Russia does indeed have a legitimate interest in the region because of the numbers of Ukrainians who identify with it rather than the EU and, for good measure, speak Russian as a first language. We may think they’re on the wrong side of history or just plain wrong, but it’s a bit rash to try to project sentiment in Kiev onto the rest of the country – in the Crimea (and it’s wonderful how resonant of history the placenames are – Mr Yanukovytch is said to be roosting in Balaklava) they take a different view, and if they don’t identify with the protesters in Kiev as enthusiastically as we might like them to, well, that’s their call.
It seems very probable that the EU will be the winner in this fight, and if there isn’t to be partition – never a good option – Russia will lose control over an important strategic area. Yet so far, the Putin government has behaved, as I say, with remarkable restraint other than the use of strong language on Russian speaking media outlets in the east. In the old days, they’d have sent the tanks in about a week ago.
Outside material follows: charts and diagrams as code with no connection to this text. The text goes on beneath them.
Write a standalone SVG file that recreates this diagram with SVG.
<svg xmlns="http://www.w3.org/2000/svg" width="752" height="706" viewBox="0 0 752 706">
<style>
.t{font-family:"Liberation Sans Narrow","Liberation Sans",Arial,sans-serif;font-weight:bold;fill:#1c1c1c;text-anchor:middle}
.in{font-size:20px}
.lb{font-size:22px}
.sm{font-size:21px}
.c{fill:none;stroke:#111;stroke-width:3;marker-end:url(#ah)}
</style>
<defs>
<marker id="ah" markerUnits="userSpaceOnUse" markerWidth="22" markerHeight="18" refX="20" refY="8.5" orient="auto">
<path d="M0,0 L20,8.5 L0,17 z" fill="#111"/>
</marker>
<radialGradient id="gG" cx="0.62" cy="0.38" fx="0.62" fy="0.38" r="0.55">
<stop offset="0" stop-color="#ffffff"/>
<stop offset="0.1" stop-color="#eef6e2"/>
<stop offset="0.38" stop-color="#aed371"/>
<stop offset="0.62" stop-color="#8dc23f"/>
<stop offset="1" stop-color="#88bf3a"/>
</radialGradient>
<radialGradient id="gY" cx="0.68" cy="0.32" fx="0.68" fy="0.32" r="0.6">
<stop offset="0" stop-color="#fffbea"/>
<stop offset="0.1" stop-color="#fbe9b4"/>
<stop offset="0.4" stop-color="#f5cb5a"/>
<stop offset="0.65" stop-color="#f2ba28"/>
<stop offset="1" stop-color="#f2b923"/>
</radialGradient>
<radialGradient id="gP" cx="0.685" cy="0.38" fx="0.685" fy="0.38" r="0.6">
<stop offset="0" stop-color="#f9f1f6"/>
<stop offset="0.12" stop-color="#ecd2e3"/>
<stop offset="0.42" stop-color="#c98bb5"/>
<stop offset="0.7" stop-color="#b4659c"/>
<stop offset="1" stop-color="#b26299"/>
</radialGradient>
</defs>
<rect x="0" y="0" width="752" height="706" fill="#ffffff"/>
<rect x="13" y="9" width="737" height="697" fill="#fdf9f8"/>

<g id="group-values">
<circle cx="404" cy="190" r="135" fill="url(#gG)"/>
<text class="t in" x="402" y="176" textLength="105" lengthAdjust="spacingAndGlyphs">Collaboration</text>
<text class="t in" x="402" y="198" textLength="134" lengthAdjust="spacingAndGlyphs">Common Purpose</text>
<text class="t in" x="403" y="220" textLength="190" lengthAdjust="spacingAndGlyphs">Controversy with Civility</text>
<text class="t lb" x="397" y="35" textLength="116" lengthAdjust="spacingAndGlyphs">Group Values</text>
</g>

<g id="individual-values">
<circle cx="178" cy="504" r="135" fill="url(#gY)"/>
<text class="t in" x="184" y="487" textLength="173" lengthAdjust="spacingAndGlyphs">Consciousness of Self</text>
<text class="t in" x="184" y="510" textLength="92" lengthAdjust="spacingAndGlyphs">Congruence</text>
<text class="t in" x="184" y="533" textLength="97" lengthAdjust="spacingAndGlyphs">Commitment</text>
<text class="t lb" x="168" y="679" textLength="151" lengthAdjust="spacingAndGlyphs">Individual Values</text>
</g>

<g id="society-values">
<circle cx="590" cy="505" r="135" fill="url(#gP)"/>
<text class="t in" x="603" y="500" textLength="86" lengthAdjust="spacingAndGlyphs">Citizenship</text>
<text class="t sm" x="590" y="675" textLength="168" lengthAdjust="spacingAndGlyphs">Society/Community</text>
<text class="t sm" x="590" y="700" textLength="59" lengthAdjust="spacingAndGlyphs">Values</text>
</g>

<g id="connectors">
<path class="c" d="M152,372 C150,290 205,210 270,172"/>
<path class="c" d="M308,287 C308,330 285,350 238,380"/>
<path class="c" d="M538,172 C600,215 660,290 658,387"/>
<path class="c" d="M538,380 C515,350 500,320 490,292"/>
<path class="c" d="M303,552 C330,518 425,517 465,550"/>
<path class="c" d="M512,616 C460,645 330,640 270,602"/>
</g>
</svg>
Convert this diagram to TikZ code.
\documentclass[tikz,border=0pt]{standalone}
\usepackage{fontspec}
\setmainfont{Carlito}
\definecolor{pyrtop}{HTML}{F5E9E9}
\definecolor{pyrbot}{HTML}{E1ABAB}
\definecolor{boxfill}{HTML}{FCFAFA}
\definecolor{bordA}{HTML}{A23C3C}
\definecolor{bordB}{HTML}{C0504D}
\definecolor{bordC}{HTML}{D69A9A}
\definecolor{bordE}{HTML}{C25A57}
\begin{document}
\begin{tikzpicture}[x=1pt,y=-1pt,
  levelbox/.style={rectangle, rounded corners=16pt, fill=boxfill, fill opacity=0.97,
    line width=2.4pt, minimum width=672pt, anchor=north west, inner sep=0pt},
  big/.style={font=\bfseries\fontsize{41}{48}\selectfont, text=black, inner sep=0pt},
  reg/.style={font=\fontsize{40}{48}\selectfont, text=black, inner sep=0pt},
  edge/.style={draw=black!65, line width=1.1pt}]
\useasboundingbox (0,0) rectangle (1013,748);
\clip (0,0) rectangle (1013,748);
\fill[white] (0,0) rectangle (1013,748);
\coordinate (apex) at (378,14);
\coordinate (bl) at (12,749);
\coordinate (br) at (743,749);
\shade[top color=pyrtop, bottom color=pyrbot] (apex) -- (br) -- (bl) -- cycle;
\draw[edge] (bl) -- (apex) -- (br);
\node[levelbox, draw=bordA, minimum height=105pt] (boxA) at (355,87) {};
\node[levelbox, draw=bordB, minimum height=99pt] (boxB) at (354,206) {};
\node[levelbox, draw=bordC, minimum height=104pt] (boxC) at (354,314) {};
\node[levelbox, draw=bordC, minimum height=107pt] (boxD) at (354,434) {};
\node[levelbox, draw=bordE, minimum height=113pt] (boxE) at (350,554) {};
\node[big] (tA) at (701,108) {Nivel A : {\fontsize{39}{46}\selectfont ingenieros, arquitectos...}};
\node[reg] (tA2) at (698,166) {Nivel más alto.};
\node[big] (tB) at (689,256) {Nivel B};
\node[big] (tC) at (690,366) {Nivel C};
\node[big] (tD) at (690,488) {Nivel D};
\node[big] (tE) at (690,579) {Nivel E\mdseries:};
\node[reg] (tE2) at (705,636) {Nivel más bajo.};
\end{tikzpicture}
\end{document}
Is it possible, with all due caution, for us to say so, even though this runs counter to the pundit orthodoxy on the subject of Putin’s Russia?
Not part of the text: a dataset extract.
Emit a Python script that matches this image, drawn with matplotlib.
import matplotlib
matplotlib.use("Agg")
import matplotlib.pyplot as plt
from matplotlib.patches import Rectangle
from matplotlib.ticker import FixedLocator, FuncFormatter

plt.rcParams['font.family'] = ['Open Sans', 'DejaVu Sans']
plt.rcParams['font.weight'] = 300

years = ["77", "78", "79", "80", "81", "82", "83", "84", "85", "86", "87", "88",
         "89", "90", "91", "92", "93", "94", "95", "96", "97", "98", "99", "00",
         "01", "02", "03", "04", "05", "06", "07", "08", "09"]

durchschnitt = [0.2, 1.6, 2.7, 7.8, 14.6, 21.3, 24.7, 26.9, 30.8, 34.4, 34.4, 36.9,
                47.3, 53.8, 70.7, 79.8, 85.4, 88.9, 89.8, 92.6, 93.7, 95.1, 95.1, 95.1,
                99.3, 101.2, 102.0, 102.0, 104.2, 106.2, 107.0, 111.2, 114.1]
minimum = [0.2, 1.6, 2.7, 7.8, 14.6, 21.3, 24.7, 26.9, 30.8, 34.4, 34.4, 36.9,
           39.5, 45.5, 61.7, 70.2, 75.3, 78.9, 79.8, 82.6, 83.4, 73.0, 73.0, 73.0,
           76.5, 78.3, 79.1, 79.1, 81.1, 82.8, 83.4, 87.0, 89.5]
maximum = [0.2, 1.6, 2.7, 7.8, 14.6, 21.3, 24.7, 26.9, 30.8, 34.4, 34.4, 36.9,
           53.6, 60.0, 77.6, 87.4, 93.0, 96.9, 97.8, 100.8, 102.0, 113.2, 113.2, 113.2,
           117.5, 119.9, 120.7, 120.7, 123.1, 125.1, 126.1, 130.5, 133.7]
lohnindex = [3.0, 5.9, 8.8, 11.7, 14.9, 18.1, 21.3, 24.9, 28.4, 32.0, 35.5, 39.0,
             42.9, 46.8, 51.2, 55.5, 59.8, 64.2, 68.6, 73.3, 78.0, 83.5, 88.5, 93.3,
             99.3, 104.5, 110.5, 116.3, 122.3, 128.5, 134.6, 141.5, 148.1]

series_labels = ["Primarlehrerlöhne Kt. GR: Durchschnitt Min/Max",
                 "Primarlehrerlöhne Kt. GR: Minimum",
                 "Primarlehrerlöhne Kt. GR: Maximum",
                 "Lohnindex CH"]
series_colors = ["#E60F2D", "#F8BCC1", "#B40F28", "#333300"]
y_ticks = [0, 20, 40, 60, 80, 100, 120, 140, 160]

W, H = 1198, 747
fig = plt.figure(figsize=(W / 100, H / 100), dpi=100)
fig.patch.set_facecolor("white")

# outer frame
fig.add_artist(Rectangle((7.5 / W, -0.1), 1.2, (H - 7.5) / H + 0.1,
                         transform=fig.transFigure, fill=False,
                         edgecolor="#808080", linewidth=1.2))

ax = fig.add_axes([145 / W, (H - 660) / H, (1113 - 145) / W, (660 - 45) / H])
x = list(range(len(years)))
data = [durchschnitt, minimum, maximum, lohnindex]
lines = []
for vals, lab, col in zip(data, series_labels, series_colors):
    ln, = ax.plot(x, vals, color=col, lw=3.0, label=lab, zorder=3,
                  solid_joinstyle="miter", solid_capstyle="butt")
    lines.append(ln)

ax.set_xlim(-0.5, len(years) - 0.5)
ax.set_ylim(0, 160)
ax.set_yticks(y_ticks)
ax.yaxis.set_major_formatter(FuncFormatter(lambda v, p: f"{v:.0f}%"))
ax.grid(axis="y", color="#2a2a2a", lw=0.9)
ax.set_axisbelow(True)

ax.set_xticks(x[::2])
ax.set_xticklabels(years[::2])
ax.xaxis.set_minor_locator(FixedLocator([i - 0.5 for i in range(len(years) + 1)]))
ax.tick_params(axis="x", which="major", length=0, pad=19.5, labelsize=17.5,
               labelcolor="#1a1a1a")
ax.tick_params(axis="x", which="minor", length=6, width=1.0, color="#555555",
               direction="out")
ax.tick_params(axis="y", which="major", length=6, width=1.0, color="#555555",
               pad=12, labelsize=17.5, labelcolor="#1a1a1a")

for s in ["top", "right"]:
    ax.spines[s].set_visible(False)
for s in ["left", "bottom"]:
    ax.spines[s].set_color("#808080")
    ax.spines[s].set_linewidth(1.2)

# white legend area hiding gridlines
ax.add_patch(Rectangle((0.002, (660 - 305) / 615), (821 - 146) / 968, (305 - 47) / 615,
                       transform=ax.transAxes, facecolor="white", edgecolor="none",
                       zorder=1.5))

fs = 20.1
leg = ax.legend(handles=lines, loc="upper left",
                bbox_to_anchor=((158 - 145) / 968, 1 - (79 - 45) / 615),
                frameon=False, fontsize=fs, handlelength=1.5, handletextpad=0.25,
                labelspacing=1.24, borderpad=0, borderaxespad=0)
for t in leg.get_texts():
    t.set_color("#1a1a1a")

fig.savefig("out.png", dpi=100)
Incidentally, although I naturally applaud the EU supporting Ukraine, and indeed Ukraine embracing the EU if it wants to, we should perhaps take on board the implications. If the country does indeed join the EEA and ultimately the Union, its 45 million citizens will have the right to live and work freely throughout the EU. Including here. Just saying. But at least, unlike Turkey, Ukraine is actually European.